A New England waste-to-energy plant wanted to reduce the amount of costly compressed air and maintenance its spray dryer absorber required. A difficult-to-spray lime slurry injected into the SDA tower scrubs acid and other pollutants from the plant’s exhaust gas stream. The previously used dual-fluid nozzle lances consumed a great deal of compressed air. Frequent nozzle maintenance was also a problem. Two maintenance workers spent as much as three hours every day on the difficult and dangerous process of removing dried slurry that continually built up on the nozzles.
Spraying Systems Co. solved the plant’s problems with a Computational Fluid Dynamics (CFD) analysis and FloMax® anti-bearding nozzles. Creating a CFD model of the SDA tower provided a better understanding of the gas flow through the tower in order to optimize spray performance of the nozzle lances. Based on the predicted airflow in the SDA, four FloMax® nozzle lances were designed to generate the precise drop size required to optimize lime utilization and dryness while minimizing compressed air usage. The CFD model also determined the proper installation point for the nozzle lances, which were installed 34,1m above the base of the 45,7m tall SDA on 1,2m long lances spraying at specific angles. The FloMax® anti-bearding air caps have eliminated build-up on the nozzles, so daily nozzle maintenance is no longer required.

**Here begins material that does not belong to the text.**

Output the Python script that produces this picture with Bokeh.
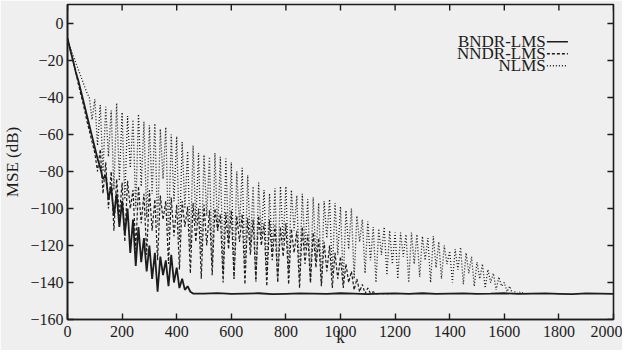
from bokeh.plotting import figure
from bokeh.models import FixedTicker, Range1d
from bokeh.core.properties import value
from bokeh.embed import file_html
from bokeh.resources import INLINE

# ---------------- data ----------------
X_TICKS = [0, 200, 400, 600, 800, 1000, 1200, 1400, 1600, 1800, 2000]
Y_TICKS = [-160, -140, -120, -100, -80, -60, -40, -20, 0]

SERIES_NAMES = ["BNDR-LMS", "NNDR-LMS", "NLMS"]
X_LABEL = "k"
Y_LABEL = "MSE (dB)"

# BNDR-LMS: k = 0..490 step 10, then 500..2000 step 50
BNDR_NOISY = [
    -8, -14, -20, -26, -31, -37, -43, -49, -55, -61,
    -67, -73, -78, -84, -82, -95, -88, -104, -92, -110,
    -96, -114, -100, -124, -106, -131, -110, -129, -116, -134,
    -120, -138, -124, -145, -126, -136, -128, -142, -125, -140,
    -132, -143, -138, -144, -142, -145, -146, -146, -146, -146,
]
BNDR_TAIL = [
    -146, -145.7, -146.2, -146, -145.8, -146.3, -146.1, -145.9, -146, -146.2,
    -145.8, -146, -146.3, -146, -145.9, -146.1, -145.8, -146.2, -146, -145.9,
    -146.1, -146, -145.8, -146.2, -146, -145.9, -146.1, -146.3, -145.9, -146,
    -146.1,
]
BNDR_K = list(range(0, 500, 10)) + list(range(500, 2001, 50))
BNDR_V = BNDR_NOISY + BNDR_TAIL

# NNDR-LMS: k = 0..1190 step 10
NNDR_V = [
    -8, -14, -20, -26, -33, -39, -45, -52, -58, -64,
    -70, -80, -68, -92, -75, -100, -80, -112, -84, -104,
    -86, -118, -85, -100, -90, -122, -88, -108, -92, -125,
    -90, -112, -95, -128, -93, -106, -96, -130, -94, -115,
    -98, -133, -96, -110, -99, -135, -97, -118, -100, -138,
    -98, -120, -101, -136, -100, -112, -103, -140, -102, -122,
    -101, -138, -104, -118, -103, -141, -105, -125, -106, -139,
    -104, -120, -108, -142, -106, -128, -109, -140, -110, -126,
    -108, -141, -111, -124, -112, -143, -110, -130, -114, -140,
    -113, -132, -116, -142, -118, -134, -120, -143, -124, -138,
    -126, -143, -130, -140, -134, -144, -138, -145, -141, -146,
    -143, -146, -145, -146, -146, -146, -146, -146, -146, -146,
]
NNDR_K = list(range(0, 10 * len(NNDR_V), 10))

# NLMS: k = 0..1690 step 10
NLMS_V = [
    -8, -13, -17, -21, -25, -29, -33, -37, -40, -52,
    -41, -66, -44, -80, -45, -72, -47, -90, -43, -85,
    -48, -95, -50, -78, -52, -100, -49, -88, -53, -105,
    -55, -92, -54, -110, -57, -84, -56, -115, -60, -96,
    -61, -118, -64, -100, -69, -122, -66, -108, -70, -125,
    -71, -104, -72, -130, -70, -112, -72, -135, -73, -118,
    -75, -138, -80, -110, -78, -132, -82, -120, -88, -140,
    -86, -115, -90, -136, -92, -124, -89, -140, -88, -118,
    -88, -135, -90, -112, -93, -138, -92, -122, -95, -140,
    -94, -128, -97, -141, -96, -116, -95, -136, -97, -125,
    -99, -140, -101, -122, -100, -138, -104, -118, -106, -135,
    -107, -128, -110, -140, -111, -125, -110, -136, -112, -130,
    -113, -138, -113, -126, -114, -140, -113, -130, -114, -137,
    -115, -128, -116, -140, -115, -132, -118, -138, -120, -130,
    -123, -140, -122, -133, -121, -141, -124, -135, -126, -142,
    -129, -138, -130, -143, -133, -140, -135, -144, -137, -142,
    -140, -145, -142, -146, -145, -146, -145, -146, -146, -146,
]
NLMS_K = list(range(0, 10 * len(NLMS_V), 10))

# ---------------- styling ----------------
BG = "#efefef"
INK = "#1c1c1c"
FONT = "Liberation Serif"
X0, X1 = 0, 2000
Y0, Y1 = -160, 10.3
FRAME_W, FRAME_H = 540, 314

p = figure(
    width=622, height=350,
    output_backend="svg", toolbar_location=None,
    x_range=Range1d(X0, X1), y_range=Range1d(Y0, Y1),
    min_border_left=59, min_border_right=9,
    min_border_top=4, min_border_bottom=31,
    background_fill_color=BG, border_fill_color=BG,
)
p.grid.visible = False
p.outline_line_color = INK
p.outline_line_width = 1.6

for ax, ticks in ((p.xaxis[0], X_TICKS), (p.yaxis[0], Y_TICKS)):
    ax.ticker = FixedTicker(ticks=ticks)
    ax.major_tick_in = 6
    ax.major_tick_out = 0
    ax.minor_tick_line_color = None
    ax.axis_line_color = INK
    ax.axis_line_width = 1.6
    ax.major_tick_line_color = INK
    ax.major_tick_line_width = 1.4
    ax.major_label_text_font = FONT
    ax.major_label_text_color = INK
    ax.major_label_text_font_size = "16px"
    ax.axis_label_text_font = FONT
    ax.axis_label_text_font_style = "normal"
    ax.axis_label_text_color = INK
    ax.axis_label_text_font_size = "17px"

p.xaxis[0].axis_label = X_LABEL
p.xaxis[0].major_label_standoff = 6
p.xaxis[0].axis_label_standoff = -12
p.yaxis[0].axis_label = Y_LABEL
p.yaxis[0].major_label_standoff = 4
p.yaxis[0].axis_label_standoff = 5

# mirrored inward ticks on the top and right frame edges
tick_dx = 6 * (X1 - X0) / FRAME_W
tick_dy = 6 * (Y1 - Y0) / FRAME_H
p.segment(x0=X_TICKS, y0=[Y1] * len(X_TICKS), x1=X_TICKS, y1=[Y1 - tick_dy] * len(X_TICKS),
          line_color=INK, line_width=1.4)
p.segment(x0=[X1] * len(Y_TICKS), y0=Y_TICKS, x1=[X1 - tick_dx] * len(Y_TICKS), y1=Y_TICKS,
          line_color=INK, line_width=1.4)

# ---------------- curves ----------------
p.line(NLMS_K, NLMS_V, line_color=INK, line_width=1.3, line_dash="1 2")
p.line(NNDR_K, NNDR_V, line_color=INK, line_width=1.2, line_dash="3 2")
p.line(BNDR_K, BNDR_V, line_color=INK, line_width=1.8)

# ---------------- legend (label, then line sample) ----------------
LEG_Y = [-9.8, -16.3, -22.8]
LEG_DASH = ["solid", "3 2", "1 2"]
p.text(x=[1752] * 3, y=LEG_Y, text=SERIES_NAMES,
       text_align="right", text_baseline="middle",
       text_font=value(FONT), text_font_size="17px", text_color=INK)
for yy, dash in zip(LEG_Y, LEG_DASH):
    p.line([1756, 1833], [yy, yy], line_color=INK, line_width=1.4, line_dash=dash)

open("out.html", "w").write(file_html(p, INLINE))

Switching to FloMax® nozzle lances reduced the compressed air used for the lime slurry injection by 1147 Nm3/hr. That allowed plant operators to shut down a 200 HP compressor dedicated to the previous injection system, saving approximately €70,000 per year. Adding the €43,800 annual savings in daily nozzle maintenance costs provided a payback period of 15 months. Additionally, safety concerns for maintenance personnel are greatly reduced. From a sustainability perspective, the emission compliance rate is much improved and turning off the 200 HP compressor has significantly reduced energy use.